◆ WHAT YOU NEED TO DO:
Reproduce the listing below exactly, minus its pictures.

◆ DATASET SECTION:
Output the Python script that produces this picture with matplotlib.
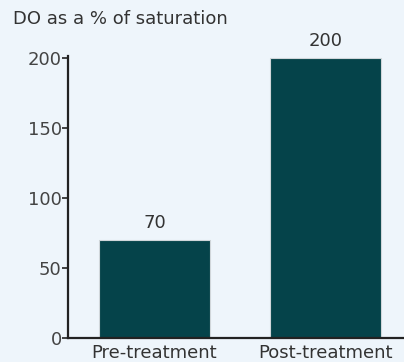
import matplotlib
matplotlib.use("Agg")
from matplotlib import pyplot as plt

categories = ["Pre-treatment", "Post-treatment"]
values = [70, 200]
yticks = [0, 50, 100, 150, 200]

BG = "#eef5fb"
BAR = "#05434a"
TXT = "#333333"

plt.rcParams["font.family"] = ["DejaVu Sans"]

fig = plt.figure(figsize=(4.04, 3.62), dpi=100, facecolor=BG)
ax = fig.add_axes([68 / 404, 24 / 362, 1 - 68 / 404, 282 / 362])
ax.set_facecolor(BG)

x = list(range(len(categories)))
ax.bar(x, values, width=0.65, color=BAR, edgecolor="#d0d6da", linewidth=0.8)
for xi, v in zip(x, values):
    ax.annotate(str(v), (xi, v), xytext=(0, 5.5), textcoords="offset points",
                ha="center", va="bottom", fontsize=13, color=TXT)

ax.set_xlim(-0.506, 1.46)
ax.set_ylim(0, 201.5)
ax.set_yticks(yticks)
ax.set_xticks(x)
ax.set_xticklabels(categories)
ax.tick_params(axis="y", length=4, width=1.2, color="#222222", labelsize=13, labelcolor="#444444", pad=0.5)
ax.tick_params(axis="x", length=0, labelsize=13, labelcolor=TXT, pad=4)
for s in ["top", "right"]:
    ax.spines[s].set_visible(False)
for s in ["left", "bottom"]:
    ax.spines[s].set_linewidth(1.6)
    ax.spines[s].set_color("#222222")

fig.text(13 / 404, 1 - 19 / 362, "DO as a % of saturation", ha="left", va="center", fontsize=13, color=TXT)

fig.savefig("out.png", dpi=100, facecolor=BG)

◆ TASK RESULT:
Output the Python script that produces this picture with matplotlib.
import matplotlib
matplotlib.use("Agg")
from matplotlib import pyplot as plt

categories = ["Pre-treatment", "Post-treatment"]
values = [70, 200]
yticks = [0, 50, 100, 150, 200]

BG = "#eef5fb"
BAR = "#05434a"
TXT = "#333333"

plt.rcParams["font.family"] = ["DejaVu Sans"]

fig = plt.figure(figsize=(4.04, 3.62), dpi=100, facecolor=BG)
ax = fig.add_axes([68 / 404, 24 / 362, 1 - 68 / 404, 282 / 362])
ax.set_facecolor(BG)

x = list(range(len(categories)))
ax.bar(x, values, width=0.65, color=BAR, edgecolor="#d0d6da", linewidth=0.8)
for xi, v in zip(x, values):
    ax.annotate(str(v), (xi, v), xytext=(0, 5.5), textcoords="offset points",
                ha="center", va="bottom", fontsize=13, color=TXT)

ax.set_xlim(-0.506, 1.46)
ax.set_ylim(0, 201.5)
ax.set_yticks(yticks)
ax.set_xticks(x)
ax.set_xticklabels(categories)
ax.tick_params(axis="y", length=4, width=1.2, color="#222222", labelsize=13, labelcolor="#444444", pad=0.5)
ax.tick_params(axis="x", length=0, labelsize=13, labelcolor=TXT, pad=4)
for s in ["top", "right"]:
    ax.spines[s].set_visible(False)
for s in ["left", "bottom"]:
    ax.spines[s].set_linewidth(1.6)
    ax.spines[s].set_color("#222222")

fig.text(13 / 404, 1 - 19 / 362, "DO as a % of saturation", ha="left", va="center", fontsize=13, color=TXT)

fig.savefig("out.png", dpi=100, facecolor=BG)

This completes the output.